Question 3: The 13th Amendment and the Redefinition of Freedom
Explanation
The passage is built around a legal distinction that matters historically: ending slavery in wartime is not the same as removing it from the Constitution. It begins by separating the Emancipation Proclamation from the 13th Amendment, not to downplay the proclamation, but to show why it was insufficient on its own. Because the proclamation depended on military circumstances, it could not serve as the final legal answer to slavery as a national institution.
The second paragraph shifts from that limitation to the amendment’s force. What makes the 13th Amendment so important in the passage is not simply that it came later, but that it changed the level at which emancipation operated. Slavery was no longer being challenged only through wartime authority. Instead, the amendment made abolition part of the nation’s legal structure. That is why the passage describes it as turning emancipation from a war measure into a principle.

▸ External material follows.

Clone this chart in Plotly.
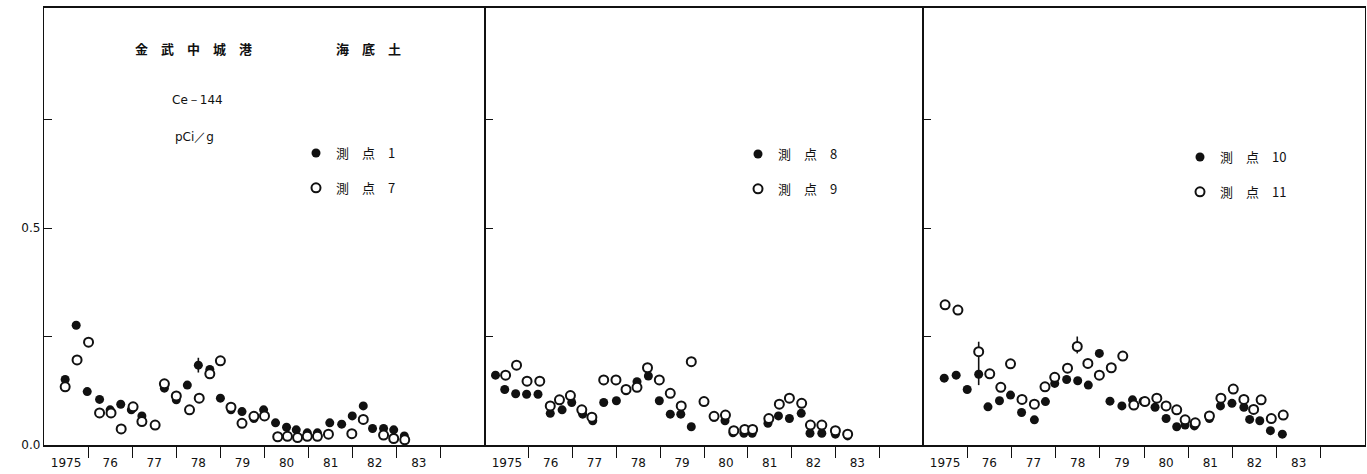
import plotly.graph_objects as go

W, H = 1367, 474

# ---------------- data (decimal year, Ce-144 pCi/g) ----------------
p1_filled_x = [1975.48, 1975.73, 1975.98, 1976.26, 1976.50, 1976.74, 1976.98, 1977.22, 1977.52, 1977.73,
               1978.00, 1978.25, 1978.50, 1978.76, 1979.00, 1979.24, 1979.49, 1979.76, 1979.98, 1980.25,
               1980.50, 1980.72, 1980.97, 1981.20, 1981.48, 1981.75, 1981.99, 1982.24, 1982.45, 1982.70,
               1982.93, 1983.17]
p1_filled_y = [0.151, 0.276, 0.123, 0.105, 0.081, 0.094, 0.081, 0.067, 0.046, 0.131,
               0.104, 0.138, 0.184, 0.174, 0.108, 0.081, 0.077, 0.061, 0.081, 0.051,
               0.041, 0.035, 0.028, 0.028, 0.051, 0.048, 0.067, 0.090, 0.038, 0.038,
               0.035, 0.021]
p1_open_x = [1975.48, 1975.75, 1976.01, 1976.26, 1976.52, 1976.75, 1977.02, 1977.22, 1977.52, 1977.73,
             1978.00, 1978.30, 1978.52, 1978.76, 1979.00, 1979.24, 1979.49, 1979.76, 1980.00, 1980.30,
             1980.52, 1980.75, 1980.97, 1981.20, 1981.45, 1981.98, 1982.24, 1982.70, 1982.93, 1983.18]
p1_open_y = [0.134, 0.196, 0.237, 0.074, 0.074, 0.037, 0.088, 0.054, 0.046, 0.141,
             0.113, 0.081, 0.108, 0.164, 0.194, 0.087, 0.050, 0.066, 0.067, 0.019,
             0.020, 0.017, 0.020, 0.020, 0.025, 0.026, 0.059, 0.023, 0.015, 0.012]

p2_filled_x = [1975.24, 1975.45, 1975.70, 1975.95, 1976.21, 1976.49, 1976.76, 1976.98, 1977.23, 1977.46,
               1977.71, 1978.00, 1978.22, 1978.47, 1978.73, 1978.98, 1979.23, 1979.47, 1979.71, 1980.00,
               1980.23, 1980.48, 1980.66, 1980.91, 1981.10, 1981.46, 1981.70, 1981.95, 1982.22, 1982.42,
               1982.69, 1983.00, 1983.28]
p2_filled_y = [0.161, 0.128, 0.118, 0.117, 0.117, 0.073, 0.081, 0.098, 0.071, 0.056,
               0.098, 0.102, 0.125, 0.146, 0.159, 0.102, 0.071, 0.071, 0.042, 0.100,
               0.064, 0.056, 0.028, 0.027, 0.027, 0.050, 0.067, 0.061, 0.073, 0.027,
               0.027, 0.025, 0.021]
p2_open_x = [1975.47, 1975.72, 1975.96, 1976.25, 1976.49, 1976.70, 1976.95, 1977.21, 1977.44, 1977.71,
             1977.99, 1978.22, 1978.47, 1978.71, 1978.98, 1979.23, 1979.48, 1979.71, 1980.00, 1980.23,
             1980.49, 1980.68, 1980.93, 1981.11, 1981.48, 1981.72, 1981.95, 1982.23, 1982.43, 1982.69,
             1983.00, 1983.28]
p2_open_y = [0.161, 0.184, 0.147, 0.147, 0.090, 0.104, 0.114, 0.081, 0.064, 0.150,
             0.150, 0.128, 0.133, 0.178, 0.150, 0.119, 0.090, 0.192, 0.100, 0.066,
             0.069, 0.033, 0.036, 0.036, 0.061, 0.094, 0.108, 0.096, 0.046, 0.046,
             0.033, 0.025]

p3_filled_x = [1975.48, 1975.75, 1976.00, 1976.26, 1976.47, 1976.73, 1976.98, 1977.23, 1977.52, 1977.77,
               1977.98, 1978.25, 1978.50, 1978.74, 1978.99, 1979.23, 1979.50, 1979.74, 1979.98, 1980.25,
               1980.50, 1980.74, 1980.93, 1981.14, 1981.48, 1981.73, 1981.99, 1982.26, 1982.39, 1982.62,
               1982.86, 1983.13]
p3_filled_y = [0.154, 0.161, 0.128, 0.163, 0.088, 0.102, 0.115, 0.075, 0.058, 0.100,
               0.142, 0.151, 0.148, 0.138, 0.211, 0.101, 0.090, 0.104, 0.101, 0.087,
               0.061, 0.042, 0.046, 0.044, 0.061, 0.090, 0.096, 0.087, 0.059, 0.056,
               0.033, 0.025]
p3_open_x = [1975.50, 1975.79, 1976.26, 1976.51, 1976.76, 1976.98, 1977.24, 1977.52, 1977.76, 1977.98,
             1978.27, 1978.49, 1978.73, 1978.99, 1979.26, 1979.52, 1979.77, 1980.02, 1980.29, 1980.50,
             1980.74, 1980.93, 1981.16, 1981.48, 1981.74, 1982.02, 1982.26, 1982.48, 1982.65, 1982.88,
             1983.15]
p3_open_y = [0.323, 0.311, 0.215, 0.164, 0.133, 0.187, 0.105, 0.094, 0.134, 0.156,
             0.177, 0.227, 0.188, 0.161, 0.178, 0.205, 0.092, 0.100, 0.108, 0.090,
             0.081, 0.058, 0.051, 0.067, 0.108, 0.129, 0.105, 0.082, 0.104, 0.061,
             0.069]

# error bars: index -> (plus, minus)
p1_filled_err = {12: (0.017, 0.017)}
p3_filled_err = {3: (0.075, 0.025)}
p3_open_err = {11: (0.023, 0.016)}

year_labels = ["1975", "76", "77", "78", "79", "80", "81", "82", "83"]
year_label_pos = [1975.5 + i for i in range(len(year_labels))]
year_bounds = [1976 + i for i in range(9)]

legend_names = [("測　点　1", "測　点　7"), ("測　点　8", "測　点　9"), ("測　点　10", "測　点　11")]

# ---------------- figure ----------------
fig = go.Figure()
INK = "#111111"


def err(d, n):
    if not d:
        return None
    plus = [d.get(i, (0, 0))[0] for i in range(n)]
    minus = [d.get(i, (0, 0))[1] for i in range(n)]
    return dict(type="data", symmetric=False, array=plus, arrayminus=minus,
                color=INK, thickness=1.6, width=0)


panels = [
    (p1_filled_x, p1_filled_y, p1_open_x, p1_open_y, p1_filled_err, {}),
    (p2_filled_x, p2_filled_y, p2_open_x, p2_open_y, {}, {}),
    (p3_filled_x, p3_filled_y, p3_open_x, p3_open_y, p3_filled_err, p3_open_err),
]

for k, (fx, fy, ox, oy, fe, oe) in enumerate(panels):
    ax = "" if k == 0 else str(k + 1)
    lg = "legend" if k == 0 else "legend%d" % (k + 1)
    fig.add_trace(go.Scatter(
        x=fx, y=fy, mode="markers", name=legend_names[k][0], xaxis="x" + ax, yaxis="y" + ax,
        legend=lg, legendgroup="f%d" % k,
        marker=dict(symbol="circle", size=9, color=INK, line=dict(width=0)),
        error_y=err(fe, len(fx)), showlegend=True))
    fig.add_trace(go.Scatter(
        x=ox, y=oy, mode="markers", name=legend_names[k][1], xaxis="x" + ax, yaxis="y" + ax,
        legend=lg, legendgroup="o%d" % k,
        marker=dict(symbol="circle", size=9, color="white", line=dict(width=2, color=INK)),
        error_y=err(oe, len(ox)), showlegend=True))

edges = [44, 485, 923, 1365]
ydom = [(H - 445) / H, (H - 8) / H]

layout = dict(
    width=W, height=H, margin=dict(l=0, r=0, t=0, b=0, pad=0, autoexpand=False),
    paper_bgcolor="white", plot_bgcolor="white", showlegend=True,
    font=dict(family="DejaVu Sans", color=INK, size=12),
)

for k in range(3):
    ax = "" if k == 0 else str(k + 1)
    layout["xaxis" + ax] = dict(
        domain=[edges[k] / W, edges[k + 1] / W], range=[1975, 1985], anchor="y" + ax,
        showline=True, linecolor=INK, linewidth=1.5, mirror=True, showgrid=False, zeroline=False,
        automargin=False,
        tickmode="array", tickvals=year_label_pos, ticktext=year_labels,
        ticks="outside", ticklen=6, tickcolor="rgba(0,0,0,0)",
        tickfont=dict(family="DejaVu Sans", size=12, color=INK),
        minor=dict(tickmode="array", tickvals=year_bounds, ticks="outside", ticklen=11,
                   tickwidth=1.4, tickcolor=INK, showgrid=False),
    )
    layout["yaxis" + ax] = dict(
        domain=ydom, range=[0, 1.007], anchor="x" + ax,
        showline=True, linecolor=INK, linewidth=1.3, mirror=True, showgrid=False, zeroline=False,
        automargin=False,
        tickmode="array", tickvals=[0, 0.25, 0.5, 0.75], ticktext=["0.0", "", "0.5", ""],
        ticks="inside", ticklen=8, tickwidth=1.4, tickcolor=INK,
        showticklabels=(k == 0), tickfont=dict(family="DejaVu Sans", size=12, color=INK),
    )

leg_pos = [(296, 138), (738, 139), (1180, 142)]
for k in range(3):
    name = "legend" if k == 0 else "legend%d" % (k + 1)
    layout[name] = dict(
        x=leg_pos[k][0] / W, y=1 - leg_pos[k][1] / H, xanchor="left", yanchor="top",
        bgcolor="rgba(0,0,0,0)", borderwidth=0, traceorder="grouped", tracegroupgap=15,
        font=dict(family="Noto Sans CJK JP", size=13, color=INK), itemsizing="trace",
    )

cjk = dict(family="Noto Sans CJK JP", size=13, color=INK)
layout["annotations"] = [
    dict(x=193 / W, y=1 - 49 / H, xref="paper", yref="paper", text="<b>金　武　中　城　港</b>",
         xanchor="center", yanchor="middle", showarrow=False, font=cjk),
    dict(x=368 / W, y=1 - 49 / H, xref="paper", yref="paper", text="<b>海　底　土</b>",
         xanchor="center", yanchor="middle", showarrow=False, font=cjk),
    dict(x=197 / W, y=1 - 100 / H, xref="paper", yref="paper", text="Ce－144",
         xanchor="center", yanchor="middle", showarrow=False,
         font=dict(family="DejaVu Sans", size=12, color=INK)),
    dict(x=194 / W, y=1 - 137 / H, xref="paper", yref="paper", text="pCi／g",
         xanchor="center", yanchor="middle", showarrow=False,
         font=dict(family="DejaVu Sans", size=12, color=INK)),
]

fig.update_layout(**layout)
fig.write_html("out.html")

What gives the passage more depth, though, is that it refuses to treat legal abolition as the end of the story. The final paragraph slows the reader down by separating formal freedom from lived freedom. A constitutional change could destroy slavery as a legal institution, yet still leave formerly enslaved people exposed to inequality, insecurity, and new forms of control. In other words, the passage insists that legal transformation and social reality do not automatically move at the same speed.
Taken as a whole, the passage presents the 13th Amendment as a threshold rather than a conclusion. It marks a decisive break with slavery, but it also opens a further question: once bondage has been abolished in law, what must happen for freedom to become meaningful in practice? That tension between legal victory and unfinished reality is the real center of the passage.